# COLLECTED DATA
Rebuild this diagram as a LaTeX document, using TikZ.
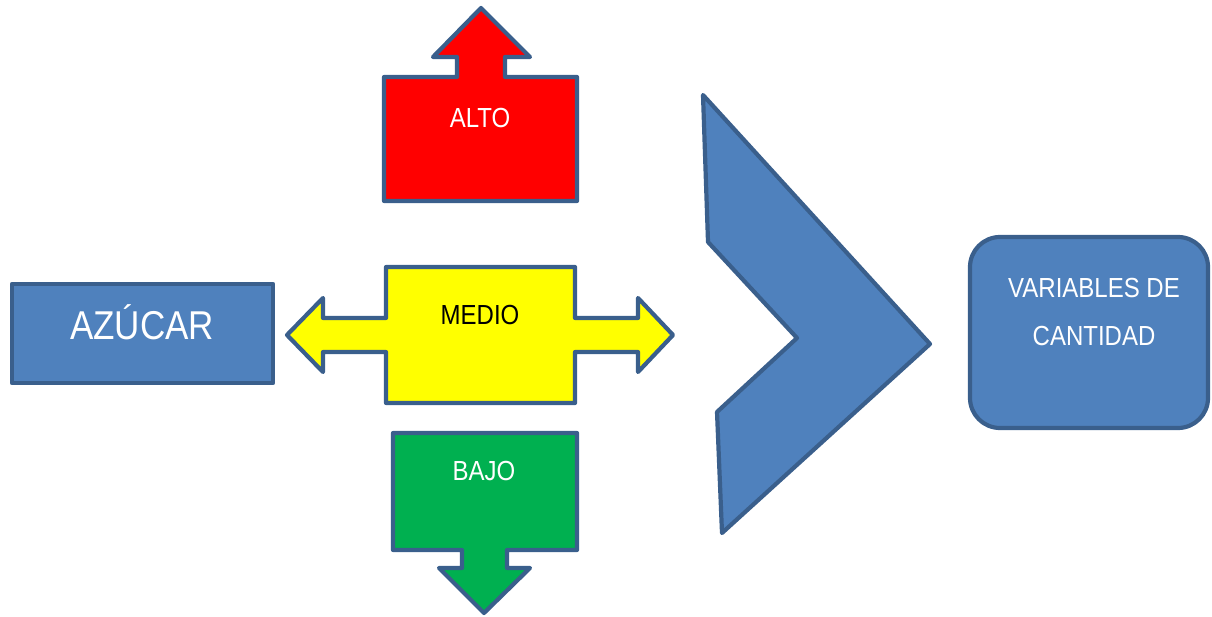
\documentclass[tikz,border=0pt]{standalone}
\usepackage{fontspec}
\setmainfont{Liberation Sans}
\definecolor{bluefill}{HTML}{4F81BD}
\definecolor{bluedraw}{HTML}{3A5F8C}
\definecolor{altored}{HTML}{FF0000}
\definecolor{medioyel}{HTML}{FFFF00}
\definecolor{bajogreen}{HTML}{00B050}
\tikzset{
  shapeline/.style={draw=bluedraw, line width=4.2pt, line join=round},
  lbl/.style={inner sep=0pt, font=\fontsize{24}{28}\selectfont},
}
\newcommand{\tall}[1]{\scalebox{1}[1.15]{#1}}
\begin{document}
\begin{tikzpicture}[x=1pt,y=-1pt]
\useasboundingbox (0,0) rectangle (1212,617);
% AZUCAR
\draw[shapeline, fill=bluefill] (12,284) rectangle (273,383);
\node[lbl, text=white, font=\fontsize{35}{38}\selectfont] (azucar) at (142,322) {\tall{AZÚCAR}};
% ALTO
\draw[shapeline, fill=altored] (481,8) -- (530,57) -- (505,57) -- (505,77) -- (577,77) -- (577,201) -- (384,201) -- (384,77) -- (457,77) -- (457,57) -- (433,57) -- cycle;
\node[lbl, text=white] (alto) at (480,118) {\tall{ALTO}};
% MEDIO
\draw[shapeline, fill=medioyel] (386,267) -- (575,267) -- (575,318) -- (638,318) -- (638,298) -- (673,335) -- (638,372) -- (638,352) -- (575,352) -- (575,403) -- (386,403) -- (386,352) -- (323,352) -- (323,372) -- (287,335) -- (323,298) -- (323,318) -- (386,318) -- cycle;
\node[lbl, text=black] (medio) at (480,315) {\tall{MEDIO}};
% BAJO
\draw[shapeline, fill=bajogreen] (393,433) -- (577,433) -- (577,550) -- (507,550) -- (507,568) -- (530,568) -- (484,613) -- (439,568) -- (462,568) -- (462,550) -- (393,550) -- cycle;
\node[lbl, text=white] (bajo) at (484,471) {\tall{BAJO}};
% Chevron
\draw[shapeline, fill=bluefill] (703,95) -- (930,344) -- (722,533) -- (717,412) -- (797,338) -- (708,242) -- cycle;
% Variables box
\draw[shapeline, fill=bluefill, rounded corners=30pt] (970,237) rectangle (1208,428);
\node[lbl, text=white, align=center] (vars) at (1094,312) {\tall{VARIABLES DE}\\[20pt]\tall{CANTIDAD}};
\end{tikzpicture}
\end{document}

# WRITTEN EXERCISE
Every line should be retyped exactly, with the pictures omitted.

# THE RESPONSE
Rebuild this diagram as a LaTeX document, using TikZ.
\documentclass[tikz,border=0pt]{standalone}
\usepackage{fontspec}
\setmainfont{Liberation Sans}
\definecolor{bluefill}{HTML}{4F81BD}
\definecolor{bluedraw}{HTML}{3A5F8C}
\definecolor{altored}{HTML}{FF0000}
\definecolor{medioyel}{HTML}{FFFF00}
\definecolor{bajogreen}{HTML}{00B050}
\tikzset{
  shapeline/.style={draw=bluedraw, line width=4.2pt, line join=round},
  lbl/.style={inner sep=0pt, font=\fontsize{24}{28}\selectfont},
}
\newcommand{\tall}[1]{\scalebox{1}[1.15]{#1}}
\begin{document}
\begin{tikzpicture}[x=1pt,y=-1pt]
\useasboundingbox (0,0) rectangle (1212,617);
% AZUCAR
\draw[shapeline, fill=bluefill] (12,284) rectangle (273,383);
\node[lbl, text=white, font=\fontsize{35}{38}\selectfont] (azucar) at (142,322) {\tall{AZÚCAR}};
% ALTO
\draw[shapeline, fill=altored] (481,8) -- (530,57) -- (505,57) -- (505,77) -- (577,77) -- (577,201) -- (384,201) -- (384,77) -- (457,77) -- (457,57) -- (433,57) -- cycle;
\node[lbl, text=white] (alto) at (480,118) {\tall{ALTO}};
% MEDIO
\draw[shapeline, fill=medioyel] (386,267) -- (575,267) -- (575,318) -- (638,318) -- (638,298) -- (673,335) -- (638,372) -- (638,352) -- (575,352) -- (575,403) -- (386,403) -- (386,352) -- (323,352) -- (323,372) -- (287,335) -- (323,298) -- (323,318) -- (386,318) -- cycle;
\node[lbl, text=black] (medio) at (480,315) {\tall{MEDIO}};
% BAJO
\draw[shapeline, fill=bajogreen] (393,433) -- (577,433) -- (577,550) -- (507,550) -- (507,568) -- (530,568) -- (484,613) -- (439,568) -- (462,568) -- (462,550) -- (393,550) -- cycle;
\node[lbl, text=white] (bajo) at (484,471) {\tall{BAJO}};
% Chevron
\draw[shapeline, fill=bluefill] (703,95) -- (930,344) -- (722,533) -- (717,412) -- (797,338) -- (708,242) -- cycle;
% Variables box
\draw[shapeline, fill=bluefill, rounded corners=30pt] (970,237) rectangle (1208,428);
\node[lbl, text=white, align=center] (vars) at (1094,312) {\tall{VARIABLES DE}\\[20pt]\tall{CANTIDAD}};
\end{tikzpicture}
\end{document}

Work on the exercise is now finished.